There is a central heart of poems loosely about listening to classical music. Fortunately Jonathan Taylor is more interested in the effects of music on the listener or composer so no musical knowledge is required or assumed on the part of the reader. This makes them very readable despite the technical language. “Numeromania”, written for one of his twin daughters ends:

“Perched on my shoulder, your three pounds shrieked louder
than an orchestra in E major. You were sometimes piano,
sometimes a wild Scherzo,

.                                                       as I walked you up and down,
every step a crotchet: Allegro moderato, Adagio,
Sehr schnell, Bewegt doch nicht schnell.

And I thought of Bruckner and his counting mania,
flowers on women’s dresses, leaves on trees,
notes, bars and phrases, windows in churches
to which he’d otherwise feel compelled to return,
footsteps he’d have to retrace,

.                                                          walking up and down
every step a crotchet: Allegro moderato, Adagio,
Sehr schnell, Bewegt doch nicht schnell.

no-one crying on his shoulder.”

The musical instructions within the refrain translate loosely as “moderately lively, in slow time” from Italian and “very quick, moving but not so fast.” from German. The first part of both instructions could be a parent’s anxious heartbeat and steps correspondingly increasing in speed: a three pound baby is a premature one and a shrieking baby demands a fast response. The second part of both instructions is to slow down and in doing so, slow the sense of panic and reassure and calm the baby. Counting is a method of doing this, forcing concentration onto the intent of the action – inducing calm – rather than the reason for the action – anxiety. The rhythm appropriately pedestrian, allowing the reader to keep pace and follow the lines of thought.

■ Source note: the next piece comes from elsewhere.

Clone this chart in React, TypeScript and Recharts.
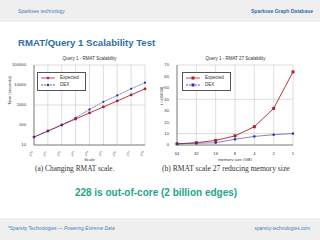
import React from 'react'
import {
  LineChart,
  Line,
  XAxis,
  YAxis,
  CartesianGrid,
  Legend,
  Label,
} from 'recharts'

const scaleExp = ['20', '21', '22', '23', '24', '25', '26', '27', '28']
const expectedTime = [25, 50, 100, 200, 400, 800, 1600, 3200, 6400]
const dexTime = [25, 50, 100, 230, 600, 1450, 3000, 6500, 13000]
const timeTicks = [10, 100, 1000, 10000, 100000]

const memSizes = ['64', '32', '16', '8', '4', '2', '1']
const expectedRatio = [1, 2, 4, 8, 16, 32, 64]
const dexRatio = [1, 1.5, 2, 5, 7.5, 9, 10]
const ratioTicks = [0, 10, 20, 30, 40, 50, 60, 70]

const seriesOrder = ['Expected', 'DEX']

const RED = '#b0202a'
const BLUE = '#3030a0'
const SANS = '"Liberation Sans", Arial, sans-serif'
const SERIF = '"Liberation Serif", "DejaVu Serif", serif'
const HEAD_BLUE = '#2f6ea6'

const scaleData = scaleExp.map((x, i) => ({ x, expected: expectedTime[i], dex: dexTime[i] }))
const memData = memSizes.map((x, i) => ({ x, expected: expectedRatio[i], dex: dexRatio[i] }))

function PowTick({ x, y, payload }: any) {
  return (
    <g transform={`translate(${x},${y})`}>
      <text transform="rotate(-45)" textAnchor="end" fontSize={3.8} fill="#333" fontFamily={SERIF}>
        2<tspan dy={-1.5} fontSize={3}>{payload.value}</tspan>
      </text>
    </g>
  )
}

function squareDot(size: number, color: string) {
  return (props: any) => {
    const { cx, cy, index } = props
    if (cx == null || cy == null) return <g key={index} />
    return (
      <rect key={index} x={cx - size / 2} y={cy - size / 2} width={size} height={size} fill={color} />
    )
  }
}

function makeLegend(square: boolean) {
  return ({ payload }: any) => {
    const items = [...(payload || [])].sort(
      (a: any, b: any) => seriesOrder.indexOf(a.value) - seriesOrder.indexOf(b.value)
    )
    return (
      <div
        style={{
          border: '0.5px solid #555',
          background: '#fff',
          padding: '2px 6px 2px 2px',
          fontSize: 4.5,
          fontFamily: SANS,
          color: '#333',
          lineHeight: '6px',
        }}
      >
        {items.map((p: any) => (
          <div key={p.value} style={{ display: 'flex', alignItems: 'center', height: 6.5 }}>
            <svg width={16} height={6}>
              <line
                x1={1}
                x2={15}
                y1={3}
                y2={3}
                stroke={p.color}
                strokeWidth={0.8}
                strokeDasharray={p.value === 'DEX' ? '2 1' : undefined}
              />
              {square ? (
                <rect x={6.5} y={1.5} width={3} height={3} fill={p.color} />
              ) : (
                <circle cx={8} cy={3} r={1.3} fill={p.color} />
              )}
            </svg>
            <span style={{ marginLeft: 4 }}>{p.value}</span>
          </div>
        ))}
      </div>
    )
  }
}

const smallTick = { fontSize: 4.2, fill: '#333', fontFamily: SANS }

export default function App() {
  return (
    <div
      style={{
        position: 'absolute',
        left: 0,
        top: 0,
        width: 320,
        height: 240,
        background: '#fff',
        fontFamily: SANS,
        overflow: 'hidden',
      }}
    >
      {/* header */}
      <div style={{ position: 'absolute', left: 0, top: 0, width: 320, height: 22, background: '#efefef' }} />
      <div style={{ position: 'absolute', left: 18, top: 8, fontSize: 5, color: '#4a80b4' }}>
        Sparksee technology
      </div>
      <div style={{ position: 'absolute', right: 7, top: 8, fontSize: 5, fontWeight: 'bold', color: HEAD_BLUE }}>
        Sparksee Graph Database
      </div>
      <div
        style={{
          position: 'absolute',
          left: 18,
          top: 37,
          fontSize: 9.6,
          fontWeight: 'bold',
          color: HEAD_BLUE,
        }}
      >
        RMAT/Query 1 Scalability Test
      </div>

      {/* left chart */}
      <div style={{ position: 'absolute', left: 34, width: 111, top: 56, fontSize: 4.5, textAlign: 'center', color: '#333' }}>
        Query 1 - RMAT Scalability
      </div>
      <div style={{ position: 'absolute', left: 0, top: 58 }}>
        <LineChart width={155} height={103} data={scaleData} margin={{ top: 7, right: 10, bottom: 0, left: 0 }}>
          <CartesianGrid stroke="#c8c8c8" strokeWidth={0.6} />
          <XAxis
            dataKey="x"
            height={16}
            tick={<PowTick />}
            tickLine={false}
            interval={0}
            stroke="#444"
            strokeWidth={0.6}
          >
            <Label value="Scale" position="insideBottom" offset={0} fontSize={4.2} fill="#333" />
          </XAxis>
          <XAxis xAxisId="top" orientation="top" dataKey="x" height={0} tick={false} tickLine={false} stroke="#444" strokeWidth={0.6} />
          <YAxis
            scale="log"
            domain={[10, 100000]}
            ticks={timeTicks}
            allowDataOverflow
            width={34}
            tick={smallTick}
            tickLine={false}
            stroke="#444"
            strokeWidth={0.6}
          >
            <Label value="Time (seconds)" angle={-90} position="insideLeft" offset={10} fontSize={4.2} fill="#333" />
          </YAxis>
          <YAxis yAxisId="right" orientation="right" width={0} tick={false} tickLine={false} stroke="#444" strokeWidth={0.6} />
          <Legend
            layout="horizontal"
            verticalAlign="middle"
            align="center"
            content={makeLegend(false)}
            wrapperStyle={{ left: 37, top: 14, width: 'auto', height: 'auto' }}
          />
          <Line
            name="Expected"
            dataKey="expected"
            stroke={RED}
            strokeWidth={0.9}
            dot={{ r: 1.4, fill: RED, stroke: RED, strokeWidth: 0 }}
            isAnimationActive={false}
          />
          <Line
            name="DEX"
            dataKey="dex"
            stroke={BLUE}
            strokeWidth={0.6}
            strokeDasharray="2 0.6"
            dot={{ r: 1.1, fill: BLUE, stroke: BLUE, strokeWidth: 0 }}
            isAnimationActive={false}
          />
        </LineChart>
      </div>
      <div style={{ position: 'absolute', left: 35, top: 164, fontSize: 7.4, color: '#333', fontFamily: SERIF, whiteSpace: 'nowrap' }}>
        (a) Changing RMAT scale.
      </div>

      {/* right chart */}
      <div style={{ position: 'absolute', left: 177, width: 117, top: 56, fontSize: 4.5, textAlign: 'center', color: '#333' }}>
        Query 1 - RMAT 27 Scalability
      </div>
      <div style={{ position: 'absolute', left: 160, top: 58 }}>
        <LineChart width={160} height={103} data={memData} margin={{ top: 7, right: 27, bottom: 0, left: 0 }}>
          <CartesianGrid stroke="#c8c8c8" strokeWidth={0.6} />
          <XAxis dataKey="x" height={16} tick={smallTick} tickLine={false} interval={0} stroke="#444" strokeWidth={0.6} tickMargin={1}>
            <Label value="memory size (GB)" position="insideBottom" offset={0} fontSize={4.2} fill="#333" />
          </XAxis>
          <XAxis xAxisId="top" orientation="top" dataKey="x" height={0} tick={false} tickLine={false} stroke="#444" strokeWidth={0.6} />
          <YAxis domain={[0, 70]} ticks={ratioTicks} width={17} tick={smallTick} tickLine={false} stroke="#444" strokeWidth={0.6}>
            <Label value="t / t(64GB)" angle={-90} position="insideLeft" offset={2} fontSize={4} fill="#333" />
          </YAxis>
          <YAxis yAxisId="right" orientation="right" width={0} tick={false} tickLine={false} stroke="#444" strokeWidth={0.6} />
          <Legend
            layout="horizontal"
            verticalAlign="middle"
            align="center"
            content={makeLegend(true)}
            wrapperStyle={{ left: 22, top: 14, width: 'auto', height: 'auto' }}
          />
          <Line
            name="Expected"
            dataKey="expected"
            stroke={RED}
            strokeWidth={0.9}
            dot={squareDot(3, RED)}
            isAnimationActive={false}
          />
          <Line
            name="DEX"
            dataKey="dex"
            stroke={BLUE}
            strokeWidth={0.6}
            dot={squareDot(2.2, BLUE)}
            isAnimationActive={false}
          />
        </LineChart>
      </div>
      <div style={{ position: 'absolute', left: 162, top: 164, fontSize: 7.6, color: '#333', fontFamily: SERIF, whiteSpace: 'nowrap' }}>
        (b) RMAT scale 27 reducing memory size
      </div>

      <div
        style={{
          position: 'absolute',
          left: 0,
          width: 312,
          top: 187,
          fontSize: 10,
          fontWeight: 'bold',
          textAlign: 'center',
          color: '#1fa58a',
        }}
      >
        228 is out-of-core (2 billion edges)
      </div>

      {/* footer */}
      <div style={{ position: 'absolute', left: 0, top: 218, width: 320, height: 22, background: '#efefef' }} />
      <div style={{ position: 'absolute', left: 8, top: 226, fontSize: 4.8, color: '#4a80b4' }}>
        *Sparsity Technologies — <i>Powering Extreme Data</i>
      </div>
      <div style={{ position: 'absolute', right: 10, top: 226, fontSize: 4.8, color: '#4a80b4' }}>
        sparsity-technologies.com
      </div>
    </div>
  )
}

Naturally there is a poem for the second twin, Miranda, that appropriately starts with a Shakespearean quote “…my dear on, thee, my daughter, who/ Art ignorant of what thou art” from “The Tempest” Shakespeare invented the name Miranda specifically for his play. The planet Uranus has twenty-seven moons, most of which are named after Shakespearean characters, including Miranda. At one point a comet crashed into this moon so the opening image in the quote from “Uranus V” below is apt:

“a cataclysmic collage of script-shatterings
pasted back together by gravities,

a motley world of places you wouldn’t know,
of other people, father, lover, king, fool:
here you’re never your own true self –
that Mirandian self who’s much nearer home.”

“Musicolepsy” is technically slick, employing music as a vehicle for exploring humane concerns, from the beginning of life to its end. The subjects may not be original, but they are handled with care, sensitivity, intelligence and a clear understanding of rhythm and the technical aspects of poetry. The use of musical instruction and references are used to clarify and specifically convey the poems’ messages, not to baffle or obfuscate.

“Musicolepsy” is available from Shoestring Press.